What I have been trying to convey is the fact that the enviroment you create around your plants (temp air light water humidity air for roots etc.) has infinately more influence on your ultimate results than the composition of your fertilizer. For instance, If you planted 2 identical orchids, using the same p/mix, one in a pot and one in a basket, used a low K feed in the pot and ''regular'' feed for the other, which plant would perform better?
The same goes for air, water, heat etc etc. Thats all I'm trying to say. Why do we go to so much effort and expence to create the right enviroment?
Because we are trying to replictate NATURE( Lance::wink
Mike
I completely agree with you about the importance of the environment. :clap: Without the right environment (light, temp, water, air, ect) no fertilizer will help.

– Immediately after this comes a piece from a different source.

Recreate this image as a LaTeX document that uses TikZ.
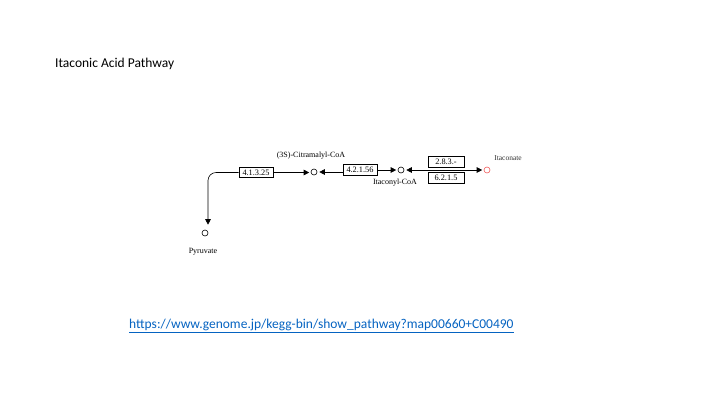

But of all of the environmental factors, nutrition is the one we know the least about and is the most difficult to replicate. No human can replicate the exact fertilizer program Nature uses. All of the other environmental factors can be easily controlled with machines and tools because they are something that exists outside of the plant in the area that we can control with a switch. Nutrients on the other hand are used internally by the plant in secret and we can not control how that is done nor even really understand how each species does it differently.
When it comes to trying to replicate Nature all you say is true but I don't agree that we need to stop at the point that we "think" we have mimicked Nature. Nature has a collection of plants that it cares for. In any given hectare of a tropical rainforest how many species are living there all under the same exact conditions? To care for all the different species Nature has developed an "average" system to apply it's care. Under the average care plant all the species present have enough of what they need to survive.
When we take a couple dozen similar species and put them into a captive environment we suddenly have the option to IMPROVE on Natures
average system for those specific species.
In our captive environment we can increase the Nitrogen supply and the orchids will grow big and fat. But at the same time the moss dies off because it can't tolerate the amount of nitrogen an orchid can. Do we really care about the moss? No, we care more about what the orchid looks like so we choose to "improve" on Natures supply of nitrogen where only the orchid is our concern. Nature has to be careful to care equally for all species in it's collection. We do not have to care about the moss if what we really want is a big beautiful plant with 1000 flowers to makes us smile. On the other hand if moss make a person smile who cares if the orchid plant blooms of not?
In my above examples I mentioned orchids and moss as the two main species. BUT there is also another that concerns us, that is micro organisms. Fungi, bacteria, virus are all species that Nature must think about when it cares for it's collection. In our captive environment these species are generally not welcome so we must "improve" on Natures average methods.
That is what I'm talking about when I say we need to strive to improve on Nature rather than replicate it.
Nature is not perfect, if she were we would not be communicating on the world wide web we would be wiping web off of our faces.